Resist the urge to peek. Your curiosity can be a death sentence. You can learn what you need to know from the outside. On a mild, sunny day (above 45°F), you might see a few bees taking cleansing flights from the entrance. You can gently heft the hive from the back to gauge its weight. If you see a pile of dead bees at the entrance, that’s normal. If you see signs of dysentery (yellow streaks), that could indicate a problem, but opening the hive in the cold won’t fix it. Trust your fall preparations.
From Winter Survival to Spring Hive Buildup
The true measure of successful overwintering isn’t just a live colony in March; it’s a strong colony that’s ready to explode in population as soon as the first maples bloom. A hive that barely limps through winter, with a queen and a handful of bees, will spend all of spring just trying to rebuild. It won’t be a productive honey-producer or a candidate for a spring split.

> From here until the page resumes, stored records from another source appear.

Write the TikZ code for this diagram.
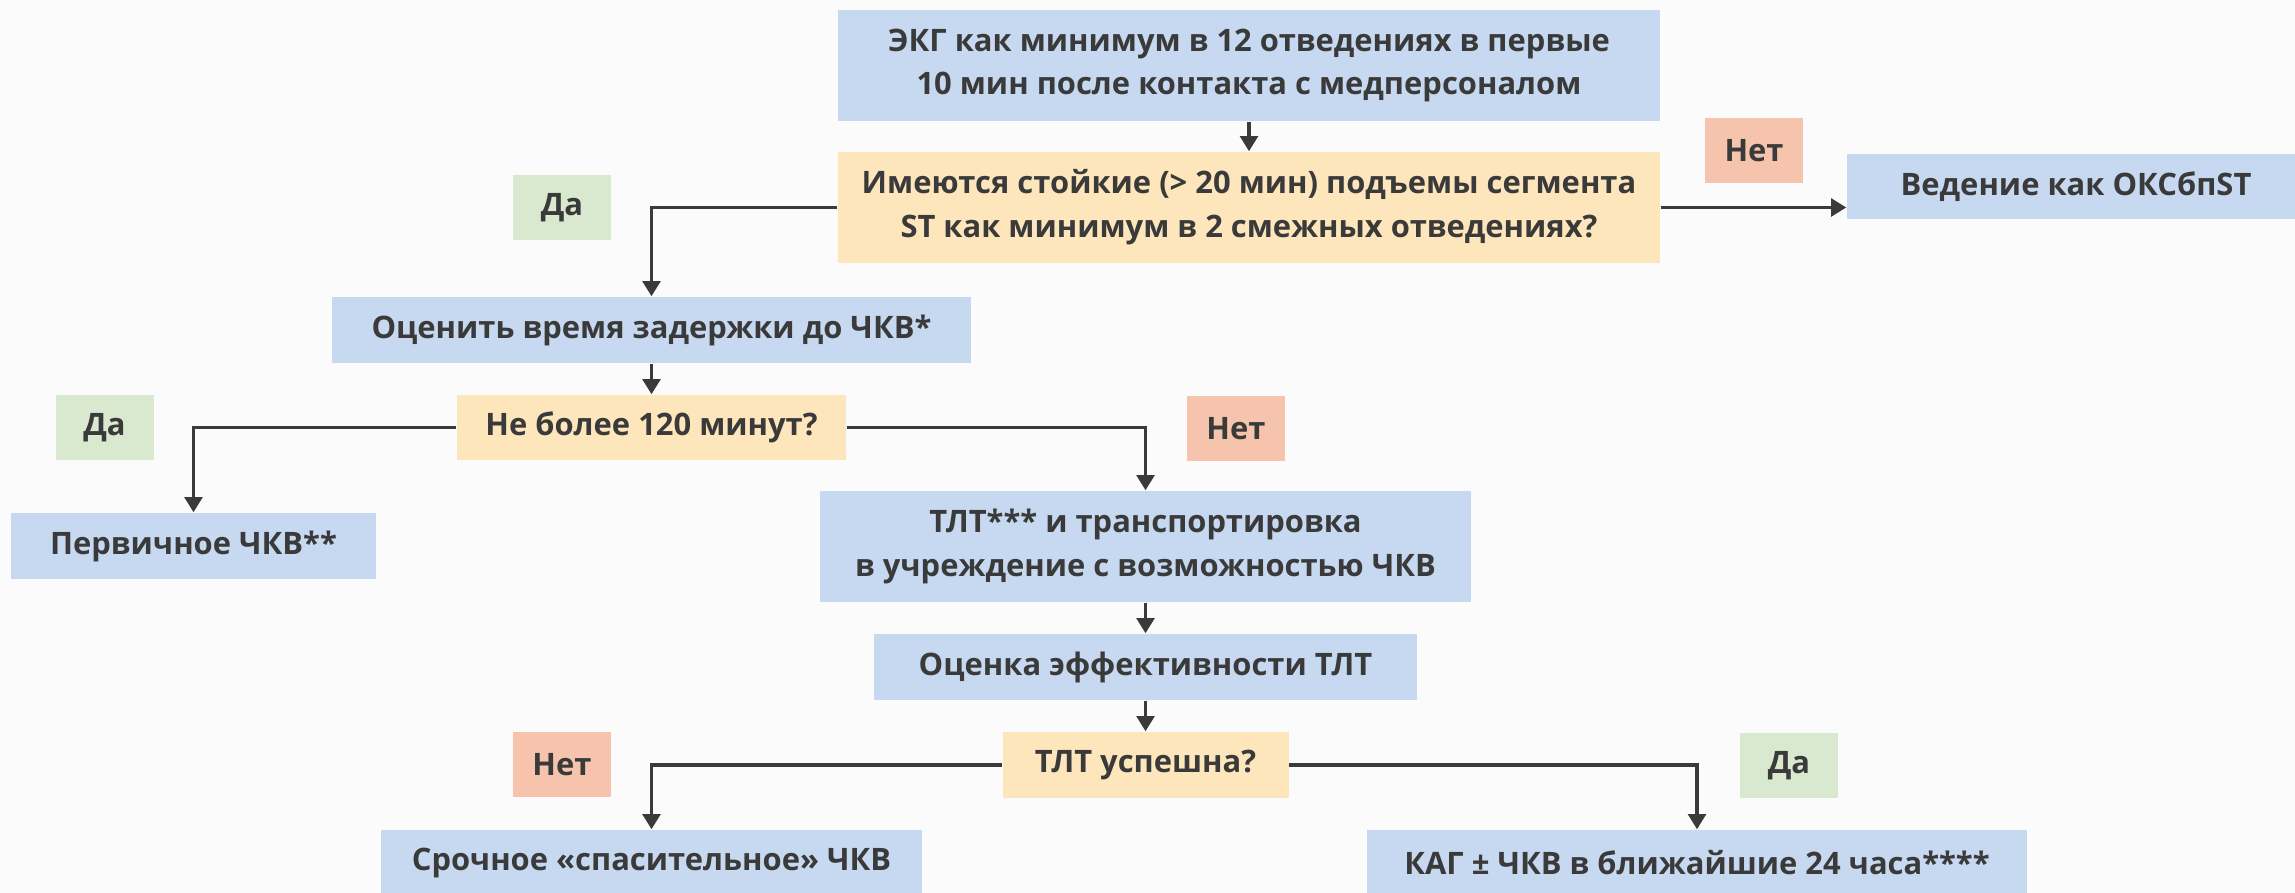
\documentclass[tikz,border=0pt]{standalone}
\usepackage{fontspec}
\setmainfont{Open Sans}
\usepackage{xcolor}
\usepackage{tikz}
\usetikzlibrary{positioning, calc, arrows.meta}
\definecolor{boxblue}{RGB}{198, 217, 240}
\definecolor{boxyellow}{RGB}{253, 230, 187}
\definecolor{tagred}{RGB}{246, 196, 172}
\definecolor{taggreen}{RGB}{217, 233, 207}
\definecolor{inkgray}{RGB}{58, 58, 58}
\definecolor{pagewhite}{RGB}{251, 251, 251}

\begin{document}
\begin{tikzpicture}[
                % Стиль для блоков действий
                actbox/.style={
                    rectangle, fill=boxblue, draw=none,
                    text=inkgray, font=\bfseries\fontsize{8.8}{12.5}\selectfont,
                    align=center, inner sep=0pt
                },
                % Стиль для вопросов
                askbox/.style={
                    actbox, fill=boxyellow
                },
                % Метки Да / Нет
                yestag/.style={
                    rectangle, fill=taggreen, text=inkgray,
                    font=\bfseries\fontsize{8.8}{12.5}\selectfont,
                    minimum width=0.98cm, minimum height=0.65cm, inner sep=0pt
                },
                notag/.style={
                    yestag, fill=tagred
                },
                % Стрелки
                flow/.style={
                    -{Triangle[width=5pt, length=4.3pt]}, line width=1pt, color=inkgray
                }
            ]
                \fill[pagewhite] (0,0) rectangle (22.95,-8.93);
                \useasboundingbox (0,0) rectangle (22.95,-8.93);

                % 1. Блоки
                \node[actbox, minimum width=8.22cm, minimum height=1.11cm] (ecg) at (12.49,-0.655)
                    {ЭКГ как минимум в 12 отведениях в первые\\10 мин после контакта с медперсоналом};
                \node[askbox, minimum width=8.22cm, minimum height=1.11cm] (stq) at (12.49,-2.075)
                    {Имеются стойкие (> 20 мин) подъемы сегмента\\ST как минимум в 2 смежных отведениях?};
                \node[actbox, minimum width=4.58cm, minimum height=0.65cm] (manage) at (20.76,-1.865)
                    {Ведение как ОКСбпST};

                \node[actbox, minimum width=6.39cm, minimum height=0.66cm] (delay) at (6.515,-3.30)
                    {Оценить время задержки до ЧКВ*};
                \node[askbox, minimum width=3.89cm, minimum height=0.65cm] (q120) at (6.515,-4.275)
                    {Не более 120 минут?};
                \node[actbox, minimum width=3.65cm, minimum height=0.66cm] (pci) at (1.935,-5.46)
                    {Первичное ЧКВ**};

                \node[actbox, minimum width=6.51cm, minimum height=1.11cm] (tlt) at (11.455,-5.465)
                    {ТЛТ*** и транспортировка\\в учреждение с возможностью ЧКВ};
                \node[actbox, minimum width=5.43cm, minimum height=0.66cm] (eff) at (11.455,-6.67)
                    {Оценка эффективности ТЛТ};
                \node[askbox, minimum width=2.86cm, minimum height=0.66cm] (qok) at (11.455,-7.65)
                    {ТЛТ успешна?};

                \node[actbox, minimum width=5.41cm, minimum height=0.66cm] (rescue) at (6.515,-8.63)
                    {Срочное «спасительное» ЧКВ};
                \node[actbox, minimum width=6.60cm, minimum height=0.66cm] (cag) at (16.97,-8.63)
                    {КАГ ± ЧКВ в ближайшие 24 часа****};

                % 2. Метки
                \node[notag] (no1) at (17.54,-1.51) {Нет};
                \node[yestag] (yes1) at (5.62,-2.075) {Да};
                \node[yestag] (yes2) at (1.045,-4.275) {Да};
                \node[notag] (no2) at (12.36,-4.285) {Нет};
                \node[notag] (no3) at (5.62,-7.65) {Нет};
                \node[yestag] (yes3) at (17.89,-7.66) {Да};

                % 3. Стрелки
                \draw[flow] (ecg) -- (stq);
                \draw[flow] (stq.west) -| (delay.north);
                \draw[flow] (stq.east) -- (stq.east -| manage.west);
                \draw[flow] (delay) -- (q120);
                \draw[flow] (q120.west) -| (pci.north);
                \draw[flow] (q120.east) -| (tlt.north);
                \draw[flow] (tlt) -- (eff);
                \draw[flow] (eff) -- (qok);
                \draw[flow] (qok.west) -| (rescue.north);
                \draw[flow] (qok.east) -| (cag.north);

            \end{tikzpicture}
\end{document}
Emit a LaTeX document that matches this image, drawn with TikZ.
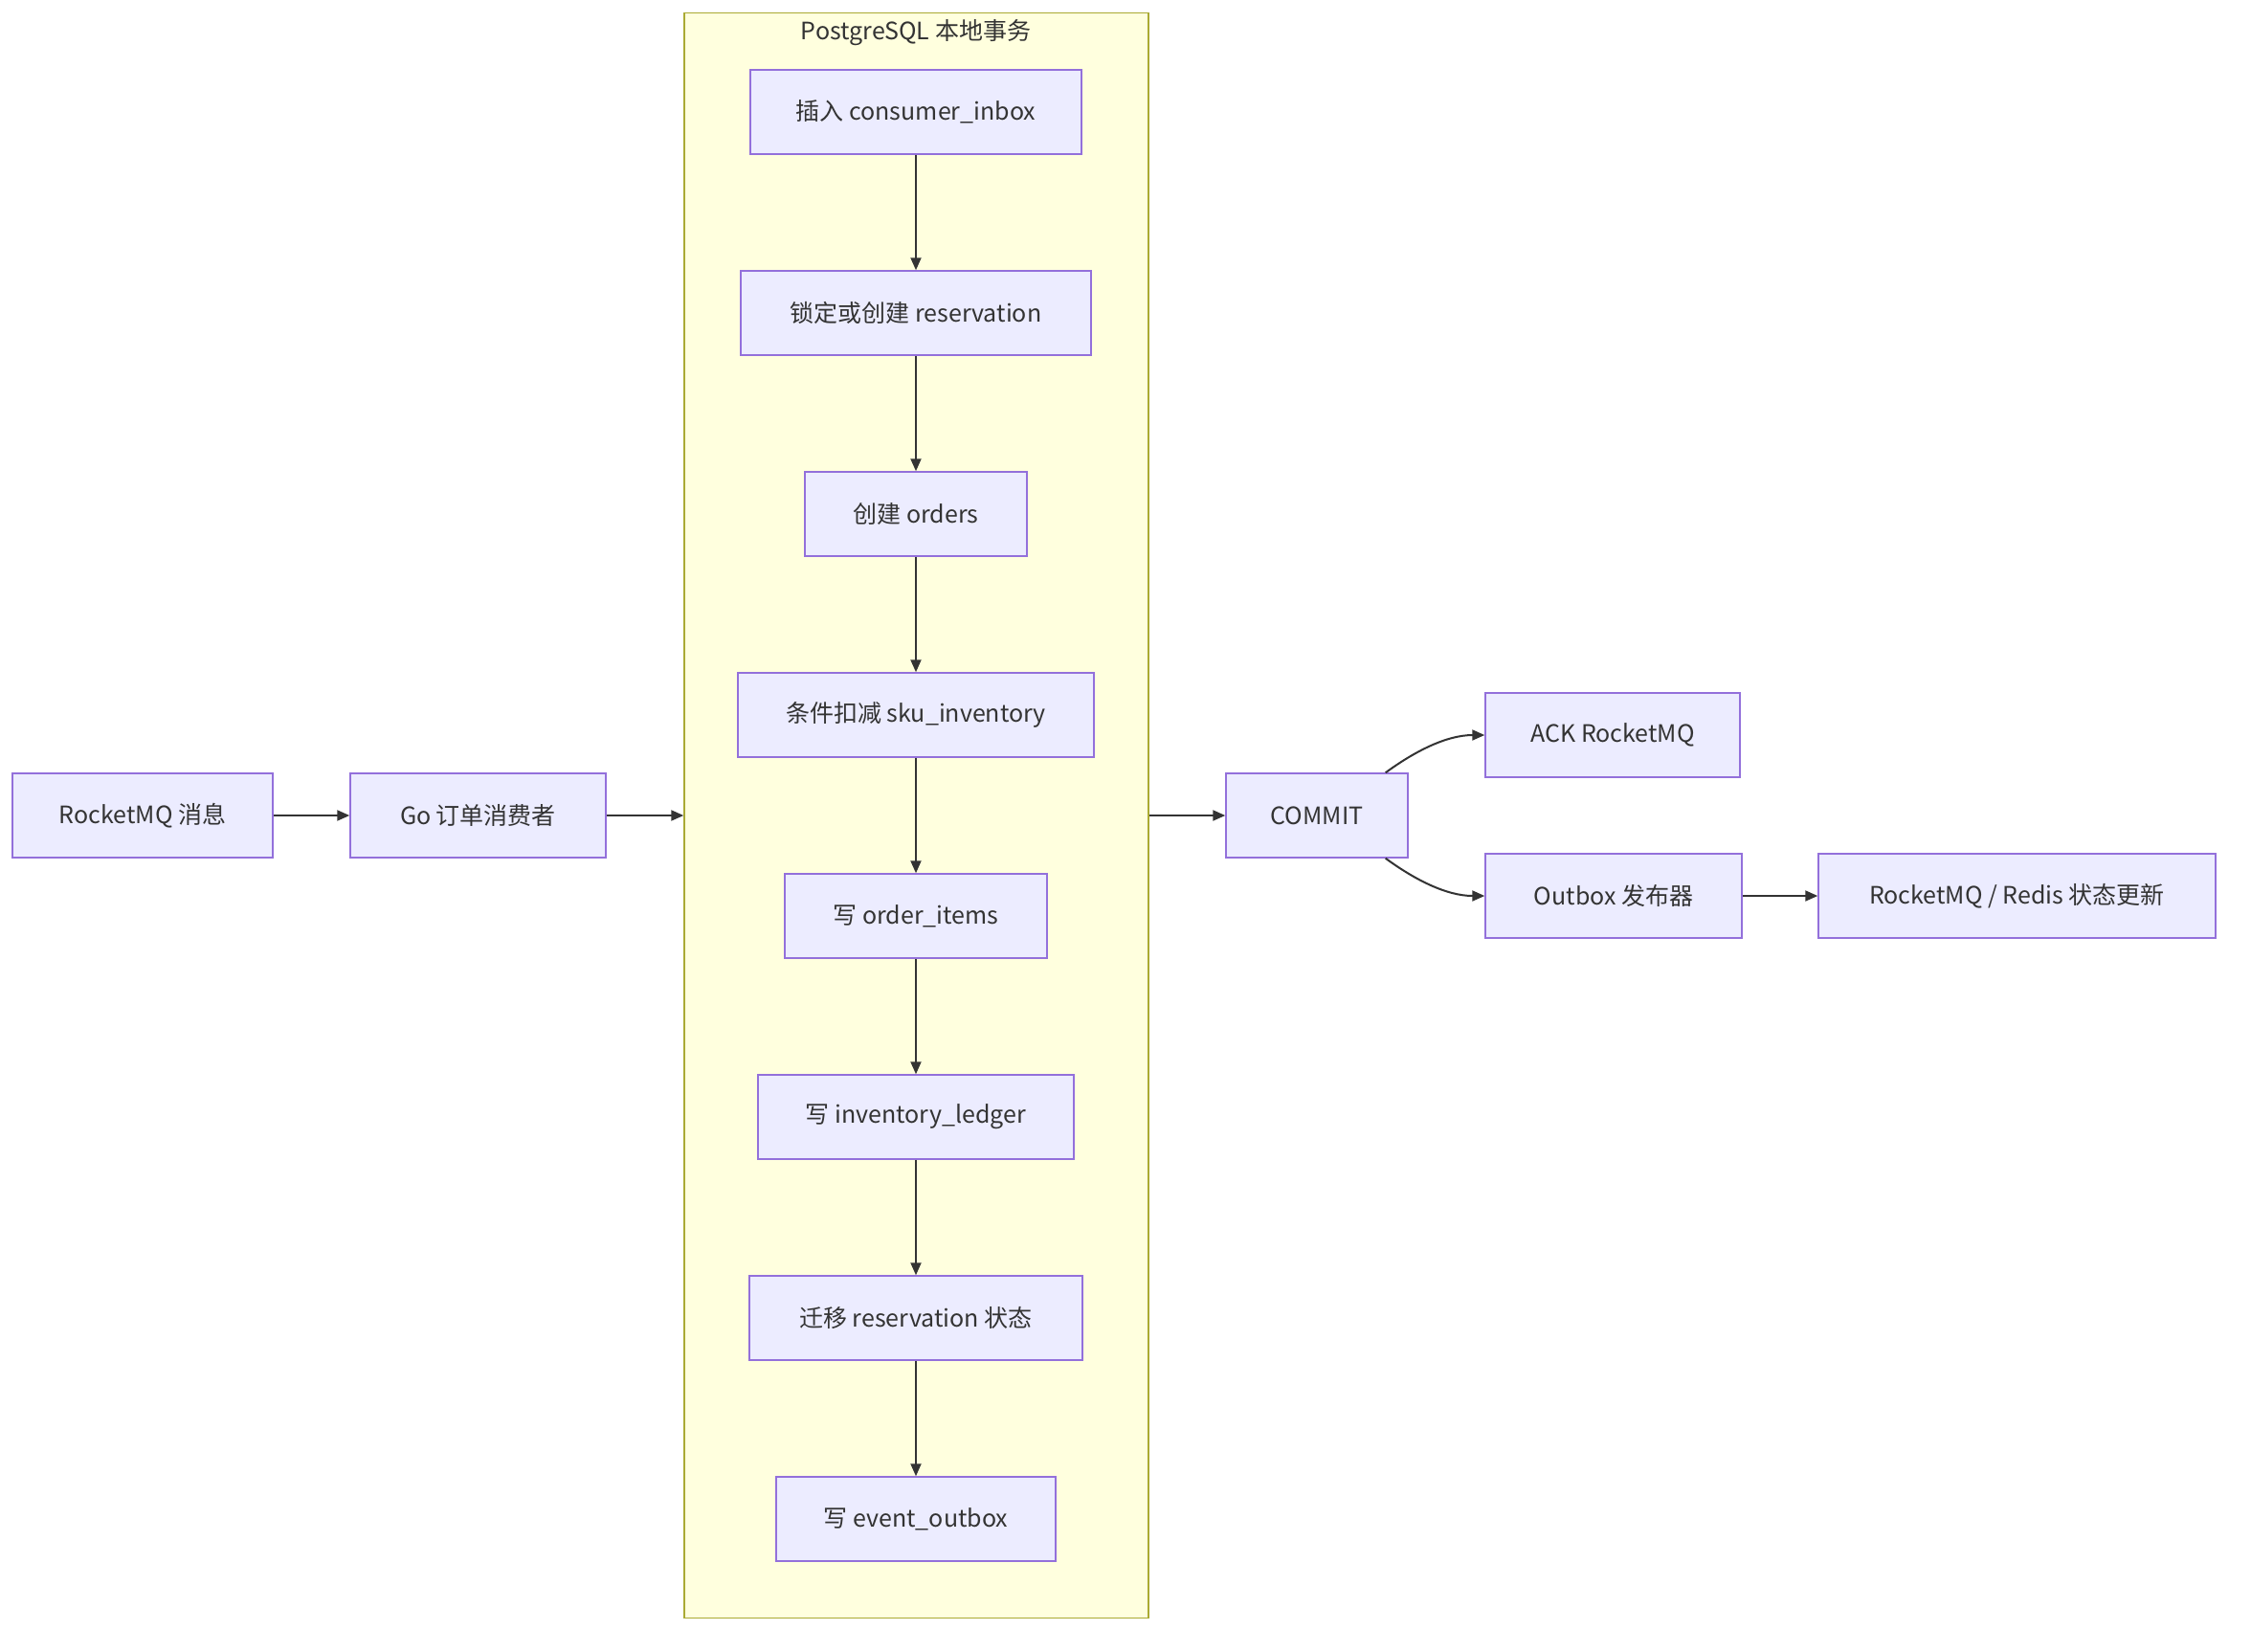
\documentclass[tikz,border=0pt]{standalone}
\usepackage{fontspec}
\setmainfont{Noto Sans CJK SC}
\usetikzlibrary{arrows.meta}
\definecolor{boxfill}{HTML}{ECECFF}
\definecolor{boxline}{HTML}{9370DB}
\definecolor{clfill}{HTML}{FFFFDE}
\definecolor{clline}{HTML}{AAAA33}
\definecolor{txt}{HTML}{333333}
\tikzset{
  box/.style={draw=boxline, fill=boxfill, line width=1.5pt, inner sep=0pt, minimum height=88pt, text=txt, font=\fontsize{25}{30}\selectfont},
  cluster/.style={draw=clline, fill=clfill, line width=1.5pt, inner sep=0pt},
  conn/.style={draw=txt, line width=2pt, -{Triangle[length=13pt,width=11pt]}}
}
\begin{document}
\begin{tikzpicture}[x=1pt,y=-1pt]
\useasboundingbox (0,0) rectangle (2352,1725);
\fill[white] (0,0) rectangle (2352,1725);
\node[cluster, minimum width=485pt, minimum height=1677pt] (pg) at (957.5,852) {};
\node[text=txt, font=\fontsize{25}{30}\selectfont] (pgt) at (957,34) {PostgreSQL 本地事务};

\node[box, minimum width=346pt] (n1) at (957,117) {插入 consumer\_inbox};
\node[box, minimum width=366pt] (n2) at (957,327) {锁定或创建 reservation};
\node[box, minimum width=232pt] (n3) at (957,537) {创建 orders};
\node[box, minimum width=372pt] (n4) at (957,747) {条件扣减 sku\_inventory};
\node[box, minimum width=274pt] (n5) at (957,957) {写 order\_items};
\node[box, minimum width=330pt] (n6) at (957,1167) {写 inventory\_ledger};
\node[box, minimum width=348pt] (n7) at (957,1377) {迁移 reservation 状态};
\node[box, minimum width=292pt] (n8) at (957,1587) {写 event\_outbox};

\node[box, minimum width=272pt] (rmq) at (149,852) {RocketMQ 消息};
\node[box, minimum width=267pt] (go) at (499.5,852) {Go 订单消费者};
\node[box, minimum width=190pt] (commit) at (1376,852) {COMMIT};
\node[box, minimum width=266pt] (ack) at (1685,768) {ACK RocketMQ};
\node[box, minimum width=268pt] (outbox) at (1686,936) {Outbox 发布器};
\node[box, minimum width=415pt] (upd) at (2107.5,936) {RocketMQ / Redis 状态更新};

\draw[conn] (n1) -- (n2);
\draw[conn] (n2) -- (n3);
\draw[conn] (n3) -- (n4);
\draw[conn] (n4) -- (n5);
\draw[conn] (n5) -- (n6);
\draw[conn] (n6) -- (n7);
\draw[conn] (n7) -- (n8);

\draw[conn] (rmq) -- (go);
\draw[conn] (go.east) -- (pg.west);
\draw[conn] (pg.east) -- (commit.west);
\draw[conn] ([xshift=-24pt]commit.north east) .. controls +(30,-22) and +(-40,0) .. (ack.west);
\draw[conn] ([xshift=-24pt]commit.south east) .. controls +(30,22) and +(-40,0) .. (outbox.west);
\draw[conn] (outbox) -- (upd);
\end{tikzpicture}
\end{document}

All the factors we’ve discussed—mite control, ample food, moisture management, and protection—contribute to this goal. A healthy, dry, well-fed colony with a large population of winter bees doesn’t just survive; it emerges from winter with a strong core of bees and a queen ready to start laying aggressively. They have the resources and the workforce to take immediate advantage of the first pollen and nectar flows.
This is why proactive management is so critical. The work you do in August and September directly translates to the honey you’ll harvest the following June. By focusing on creating a robust winter-ready colony, you’re not just ensuring survival; you’re setting the stage for a successful and productive season ahead.
Ultimately, overwintering success hinges on shifting your focus from reacting to problems to proactively building a resilient colony. A healthy, well-fed, and dry hive, managed with a light touch through the winter, is a hive primed for a powerful start in the spring.